Tuesday 18 December 2018

Greece to suffer ignominy of losing 'developed' status

John Mulligan

John Mulligan

With its economy already pummelled and its reputation in tatters, Greece is to suffer the further ignominy of being kicked out of the developed markets club.

US-based Russell Investments, which advises funds that manage $2.4 trillion (€1.8tn) in assets, said it no longer considered the Greek economy a developed one.
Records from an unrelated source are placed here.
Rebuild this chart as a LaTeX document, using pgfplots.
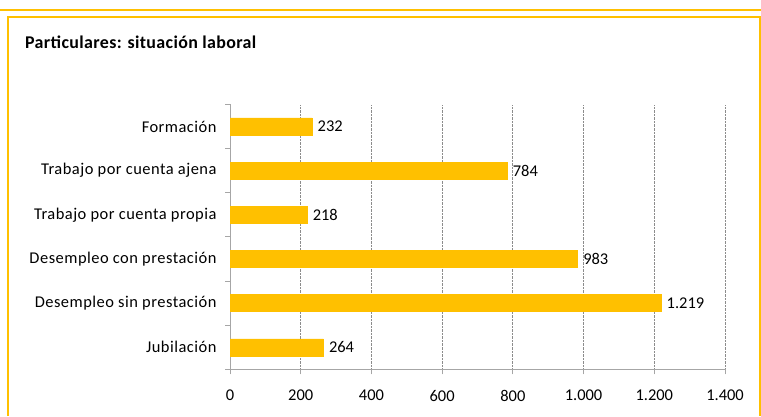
\documentclass[border=0pt]{standalone}
\usepackage{fontspec}
\setmainfont{Carlito}
\usepackage{pgfplots}
\pgfplotsset{compat=1.18}
\definecolor{gold}{HTML}{FFC000}
\definecolor{axgray}{HTML}{A6A6A6}
\definecolor{gridgray}{HTML}{8C8C8C}
\newcommand{\lblfont}{\fontsize{16.5}{19}\selectfont\addfontfeature{LetterSpace=3}}
\begin{document}
\begin{tikzpicture}[x=1bp,y=1bp]
\useasboundingbox (0,0) rectangle (761,416);
% frame
\draw[gold, line width=2bp] (0,406) -- (761,406);
\draw[gold, line width=2bp] (8,0) -- (8,398.5) -- (759.5,398.5) -- (759.5,0);
\node[anchor=base west, inner sep=0pt, font=\bfseries\fontsize{18}{21}\selectfont\addfontfeature{LetterSpace=2}] at (25,368) {Particulares: situación laboral};
\begin{axis}[
  at={(230bp,46.6bp)}, anchor=south west,
  scale only axis, width=495bp, height=265bp,
  xmin=0, xmax=1400, ymin=0.5, ymax=6.5,
  xbar, bar width=17bp, bar shift=0pt,
  axis x line*=bottom, axis y line*=left,
  axis line style={-, draw=axgray, line width=1bp},
  xtick={0,200,...,1400},
  xmajorgrids, major grid style={densely dotted, gridgray, line width=0.8bp},
  ytick={0.5,1.5,...,6.5}, yticklabels={},
  extra y ticks={1,2,3,4,5,6},
  extra y tick labels={Jubilación,Desempleo sin prestación,Desempleo con prestación,Trabajo por cuenta propia,Trabajo por cuenta ajena,Formación},
  extra y tick style={grid=none, major tick length=0pt, yticklabel style={xshift=-10bp, font=\lblfont}},
  tick align=outside, major tick length=5bp,
  tick style={axgray, line width=1bp},
  xticklabel style={yshift=-12bp},
  ticklabel style={font=\fontsize{16.5}{19}\selectfont, text=black},
  /pgf/number format/.cd, 1000 sep={.}, assume math mode=true,
  /pgfplots/.cd,
  nodes near coords,
  nodes near coords style={font=\fontsize{16.5}{19}\selectfont, black, anchor=west, inner sep=5.5bp},
]
\addplot[fill=gold, draw=gold] coordinates {(264,1) (1219,2) (983,3) (218,4) (784,5) (232,6)};
\end{axis}
\end{tikzpicture}
\end{document}
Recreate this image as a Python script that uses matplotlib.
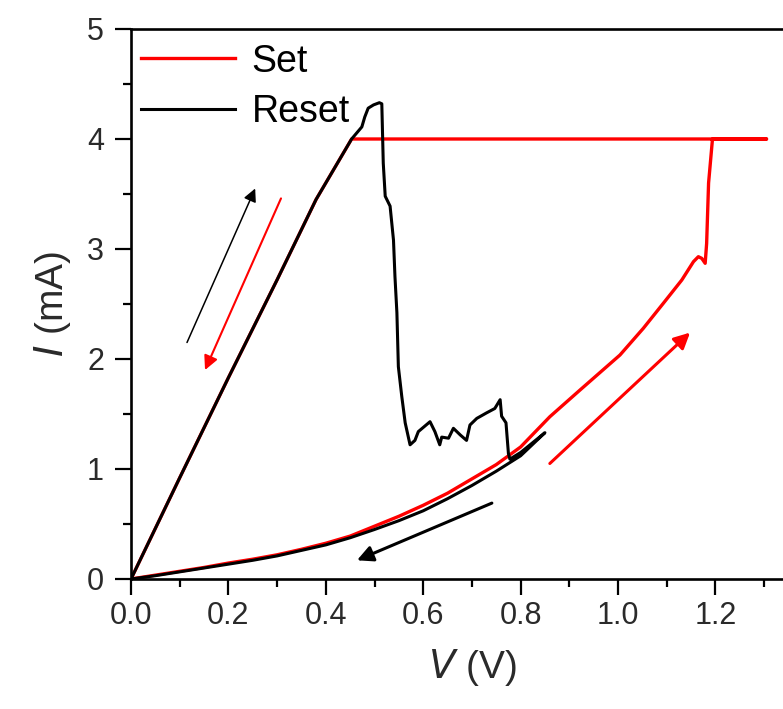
import matplotlib
matplotlib.use('Agg')
import matplotlib.pyplot as plt
from matplotlib.ticker import MultipleLocator

plt.rcParams['font.family'] = ['Liberation Sans', 'DejaVu Sans']

# Set sweep: HRS up, jump to compliance, back at 4 mA, LRS down to 0
set_v = [0, 0.05, 0.1, 0.15, 0.2, 0.25, 0.3, 0.35, 0.4, 0.45, 0.5, 0.55, 0.6, 0.65,
         0.7, 0.75, 0.8, 0.86, 0.922, 1.004, 1.052, 1.093, 1.131, 1.155, 1.165,
         1.172, 1.179, 1.182, 1.186, 1.194, 1.25, 1.305, 1.2, 1.0, 0.8, 0.6, 0.453,
         0.38, 0.3, 0.2, 0.1, 0]
set_i = [0, 0.035, 0.07, 0.105, 0.145, 0.18, 0.22, 0.27, 0.325, 0.39, 0.48, 0.57, 0.67,
         0.78, 0.91, 1.04, 1.20, 1.475, 1.718, 2.036, 2.279, 2.506, 2.718, 2.885, 2.93,
         2.915, 2.87, 3.05, 3.6, 4.0, 4.0, 4.0, 4.0, 4.0, 4.0, 4.0, 4.0,
         3.45, 2.72, 1.83, 0.92, 0]

# Reset sweep: LRS up, reset near 0.51 V, noisy HRS, up to 0.85 V and back
reset_v = [0, 0.1, 0.2, 0.3, 0.38, 0.453, 0.474, 0.48, 0.487, 0.498, 0.51, 0.515, 0.518,
           0.522, 0.532, 0.539, 0.542, 0.546, 0.549, 0.556, 0.563, 0.573, 0.583, 0.59,
           0.614, 0.624, 0.634, 0.638, 0.652, 0.662, 0.676, 0.689, 0.696, 0.71, 0.73,
           0.747, 0.758, 0.761, 0.77, 0.775, 0.778, 0.80, 0.85, 0.80, 0.75, 0.70, 0.65,
           0.60, 0.55, 0.50, 0.45, 0.40, 0.35, 0.30, 0.25, 0.20, 0.15, 0.10, 0.05, 0]
reset_i = [0, 0.92, 1.83, 2.72, 3.45, 4.0, 4.11, 4.20, 4.28, 4.31, 4.33, 4.32, 3.78,
           3.48, 3.39, 3.08, 2.75, 2.42, 1.93, 1.66, 1.42, 1.22, 1.26, 1.34,
           1.43, 1.34, 1.22, 1.29, 1.28, 1.37, 1.31, 1.26, 1.40, 1.46, 1.51,
           1.55, 1.63, 1.48, 1.42, 1.14, 1.09, 1.15, 1.33, 1.12, 0.98, 0.85, 0.73,
           0.62, 0.53, 0.45, 0.375, 0.31, 0.26, 0.21, 0.17, 0.135, 0.10, 0.065, 0.03, 0]

# sweep direction arrows: (tail, head, colour, width)
arrows = [
    ((0.115, 2.15), (0.255, 3.55), 'black', 1.1),
    ((0.308, 3.46), (0.152, 1.90), 'red', 1.5),
    ((0.86, 1.05), (1.148, 2.24), 'red', 2.2),
    ((0.741, 0.69), (0.464, 0.17), 'black', 2.2),
]

fig = plt.figure(figsize=(7.83, 7.09), dpi=100)
ax = fig.add_axes([131/783, 130/709, 1.4*487/783, 550/709])

ax.plot(set_v, set_i, color='red', lw=2.4, label='Set')
ax.plot(reset_v, reset_i, color='black', lw=2.2, label='Reset')

for tail, head, col, w in arrows:
    ax.annotate('', xy=head, xytext=tail,
                arrowprops=dict(arrowstyle='-|>', color=col, lw=w,
                                mutation_scale=15 + 4*w, shrinkA=0, shrinkB=0))

ax.set_xlim(0, 1.4)
ax.set_ylim(0, 5)
ax.xaxis.set_major_locator(MultipleLocator(0.2))
ax.xaxis.set_minor_locator(MultipleLocator(0.1))
ax.yaxis.set_major_locator(MultipleLocator(1))
ax.yaxis.set_minor_locator(MultipleLocator(0.5))
ax.set_xticks([0.0, 0.2, 0.4, 0.6, 0.8, 1.0, 1.2])
ax.set_xticklabels(['0.0', '0.2', '0.4', '0.6', '0.8', '1.0', '1.2'])

ax.spines['right'].set_visible(False)
for s in ['left', 'bottom', 'top']:
    ax.spines[s].set_linewidth(1.9)
ax.tick_params(which='major', direction='out', length=11.5, width=1.6,
               labelsize=22, colors='black', labelcolor='#2a2a2a')
ax.tick_params(axis='y', which='major', pad=8)
ax.tick_params(axis='x', which='major', pad=4)
ax.tick_params(which='minor', direction='out', length=6, width=1.6)
ax.tick_params(top=False, right=False)

ax.set_xlabel(r'$\it{V}$ (V)', fontsize=28, labelpad=12, color='#2a2a2a')
ax.set_ylabel(r'$\it{I}$ (mA)', fontsize=28, labelpad=10, color='#2a2a2a')

ax.legend(loc='upper left', bbox_to_anchor=(-0.035, 1.035), frameon=False,
          fontsize=27, handlelength=2.5, handletextpad=0.45, labelspacing=0.4)

fig.savefig('out.png', dpi=100)
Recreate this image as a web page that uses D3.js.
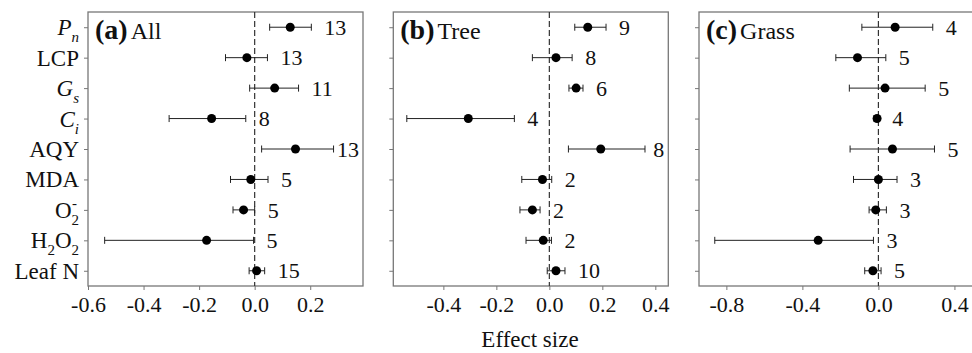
<!DOCTYPE html>
<html>
<head>
<meta charset="utf-8">
<script src="https://cdn.jsdelivr.net/npm/d3@7"></script>
<style>
  body { margin: 0; background: #fff; }
  svg text { fill: #111; }
</style>
</head>
<body>
<div id="my_dataviz"></div>
<script>
// row labels (top to bottom)
var rows = ["Pn", "LCP", "Gs", "Ci", "AQY", "MDA", "O2", "H2O2", "LeafN"];

// (a) All
var allMean = [0.128, -0.028, 0.072, -0.155, 0.147, -0.014, -0.040, -0.173, 0.007];
var allLo   = [0.054, -0.105, -0.018, -0.308, 0.025, -0.087, -0.078, -0.540, -0.020];
var allHi   = [0.204, 0.046, 0.158, -0.032, 0.284, 0.048, 0.000, -0.004, 0.036];
var allN    = [13, 13, 11, 8, 13, 5, 5, 5, 15];

// (b) Tree
var treeMean = [0.145, 0.025, 0.101, -0.306, 0.194, -0.026, -0.064, -0.023, 0.025];
var treeLo   = [0.096, -0.064, 0.074, -0.538, 0.072, -0.104, -0.111, -0.088, -0.008];
var treeHi   = [0.214, 0.086, 0.127, -0.132, 0.361, 0.009, -0.035, 0.008, 0.059];
var treeN    = [9, 8, 6, 4, 8, 2, 2, 2, 10];

// (c) Grass
var grassMean = [0.088, -0.110, 0.035, -0.007, 0.074, 0.000, -0.014, -0.317, -0.029];
var grassLo   = [-0.087, -0.224, -0.153, -0.023, -0.149, -0.131, -0.049, -0.861, -0.072];
var grassHi   = [0.286, 0.039, 0.246, 0.005, 0.295, 0.098, 0.042, -0.026, 0.014];
var grassN    = [4, 5, 5, 4, 5, 3, 3, 3, 5];

// x axis ticks per panel
var ticksA = [-0.6, -0.4, -0.2, 0.0, 0.2];
var ticksB = [-0.4, -0.2, 0.0, 0.2, 0.4];
var ticksC = [-0.8, -0.4, 0.0, 0.4];

var panels = [
  {tag: "(a)", name: "All", mean: allMean, lo: allLo, hi: allHi, n: allN, ticks: ticksA, domain: [-0.6, 0.39], left: 88},
  {tag: "(b)", name: "Tree", mean: treeMean, lo: treeLo, hi: treeHi, n: treeN, ticks: ticksB, domain: [-0.589, 0.449], left: 393.3},
  {tag: "(c)", name: "Grass", mean: grassMean, lo: grassLo, hi: grassHi, n: grassN, ticks: ticksC, domain: [-0.944, 0.503], left: 699}
];

var W = 972, H = 353;
var panelW = 275, plotTop = 12, plotBottom = 286;
var serif = "'Liberation Serif', 'DejaVu Serif', serif";

var svg = d3.select("#my_dataviz")
  .append("svg")
  .attr("width", W)
  .attr("height", H);

var y = d3.scalePoint()
  .domain(rows)
  .range([plotTop, plotBottom])
  .padding(0.5);

// row labels with italics / sub- and superscripts
var labelG = svg.append("g").attr("class", "rowLabels");
rows.forEach(function(r) {
  var t = labelG.append("text")
    .attr("x", 79)
    .attr("y", y(r))
    .attr("dy", "0.35em")
    .attr("text-anchor", "end")
    .attr("font-family", serif)
    .style("font-size", "23px");
  if (r == "Pn" || r == "Gs" || r == "Ci") {
    t.append("tspan").style("font-style", "italic").text(r[0]);
    t.append("tspan").style("font-style", "italic").style("font-size", "15px").attr("dy", 7).text(r[1]);
  } else if (r == "O2") {
    t.append("tspan").text("O");
    t.append("tspan").style("font-size", "15px").attr("dy", 7).text("2");
    t.append("tspan").style("font-size", "15px").attr("dx", -7).attr("dy", -17).text("-");
  } else if (r == "H2O2") {
    t.append("tspan").text("H");
    t.append("tspan").style("font-size", "15px").attr("dy", 7).text("2");
    t.append("tspan").attr("dy", -7).text("O");
    t.append("tspan").style("font-size", "15px").attr("dy", 7).text("2");
  } else if (r == "LeafN") {
    t.text("Leaf N");
  } else {
    t.text(r);
  }
});

panels.forEach(function(p) {
  var g = svg.append("g").attr("transform", "translate(" + p.left + ",0)");

  var x = d3.scaleLinear()
    .domain(p.domain)
    .range([0, panelW]);

  // bottom axis
  var xa = g.append("g")
    .attr("transform", "translate(0," + plotBottom + ")")
    .call(d3.axisBottom(x).tickValues(p.ticks).tickSize(4).tickPadding(6)
      .tickFormat(function(d) { return d.toFixed(1); }));
  xa.attr("font-family", serif).attr("font-size", 22);
  xa.select("path.domain").remove();
  xa.selectAll("line").attr("stroke", "#777");
  xa.selectAll("text").attr("fill", "#111");

  // left axis ticks (no labels)
  var ya = g.append("g")
    .call(d3.axisLeft(y).tickSize(4).tickFormat(""));
  ya.select("path.domain").remove();
  ya.selectAll("line").attr("stroke", "#777");

  // frame
  g.append("rect")
    .attr("x", 0)
    .attr("y", plotTop)
    .attr("width", panelW)
    .attr("height", plotBottom - plotTop)
    .attr("fill", "none")
    .attr("stroke", "#777")
    .attr("stroke-width", 1.3);

  // zero line
  g.append("line")
    .attr("x1", x(0)).attr("x2", x(0))
    .attr("y1", plotTop).attr("y2", plotBottom)
    .attr("stroke", "#333")
    .attr("stroke-width", 1.2)
    .attr("stroke-dasharray", "6,3");

  // error bars
  var bars = g.selectAll("g.bar")
    .data(rows)
    .enter()
    .append("g")
    .attr("class", "bar");

  bars.append("line")
    .attr("x1", function(d, i) { return x(p.lo[i]); })
    .attr("x2", function(d, i) { return x(p.hi[i]); })
    .attr("y1", function(d) { return y(d); })
    .attr("y2", function(d) { return y(d); })
    .attr("stroke", "#222");
  bars.append("line")
    .attr("x1", function(d, i) { return x(p.lo[i]); })
    .attr("x2", function(d, i) { return x(p.lo[i]); })
    .attr("y1", function(d) { return y(d) - 3.5; })
    .attr("y2", function(d) { return y(d) + 3.5; })
    .attr("stroke", "#222");
  bars.append("line")
    .attr("x1", function(d, i) { return x(p.hi[i]); })
    .attr("x2", function(d, i) { return x(p.hi[i]); })
    .attr("y1", function(d) { return y(d) - 3.5; })
    .attr("y2", function(d) { return y(d) + 3.5; })
    .attr("stroke", "#222");
  bars.append("circle")
    .attr("cx", function(d, i) { return x(p.mean[i]); })
    .attr("cy", function(d) { return y(d); })
    .attr("r", 4.5)
    .attr("fill", "#000");

  // sample sizes, kept inside the frame
  bars.append("text")
    .attr("y", function(d) { return y(d); })
    .attr("dy", "0.35em")
    .attr("font-family", serif)
    .style("font-size", "22px")
    .text(function(d, i) { return p.n[i]; })
    .attr("x", function(d, i) {
      var w = this.getComputedTextLength();
      return Math.min(x(p.hi[i]) + 13, panelW - w - 4);
    });

  // panel title
  var title = g.append("text")
    .attr("x", 7)
    .attr("y", 39)
    .attr("font-family", serif);
  title.append("tspan").style("font-weight", "bold").style("font-size", "28px").text(p.tag);
  title.append("tspan").attr("dx", 3).style("font-size", "24px").text(p.name);
});

svg.append("text")
  .attr("x", 530)
  .attr("y", 347)
  .attr("text-anchor", "middle")
  .attr("font-family", serif)
  .style("font-size", "23px")
  .text("Effect size");
</script>
</body>
</html>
In an unprecedented move, it will instead be reclassified as an emerging market.

Greece's economy has contracted an eye-watering 20pc in the past few years.

Russell Investments classified Greece as a developed market back in 2001. But the firm says the country has been failing tests since 2011 to remain classified as such.

It said Greece "did not meet macro and operational risk criteria for developed market status, but did meet classification criteria for inclusion in emerging markets".

It will take at least another three years before Greece could be reclassified as a developed economy and the likelihood is that it could take at least a decade before that happens.

"Since the country began revealing unsustainable levels of public debt in 2009, it has been in an unfortunate economic tailspin that at times has threatened to pull apart the entire European Monetary Union," said Russell Investments senior analyst Mat Lystra.

Mr Lystra said that the reclassification of Greece "should not be viewed as the removal the 'bad apple' from the cart".


"Many market economies have been under stress in recent years and some could follow Greece's path to a riskier market categorisation," he said.

Russell Investments' methodology requires developed markets, in general, to be the least risky and most efficient in which to trade, with emerging and frontier markets progressively more risky and less efficient along the spectrum.

"Any index provider's downgrading of a market's categorisation is a consequential decision, and Russell does not take this action lightly," it said.

Representatives of the ECB, the IMF and European Commission held talks yesterday with Greek Finance Minister Yannis Stournaras to discuss budget implementation and other issues including unemployment that need to be addressed before Greece gets a €2.8bn bailout loan instalment.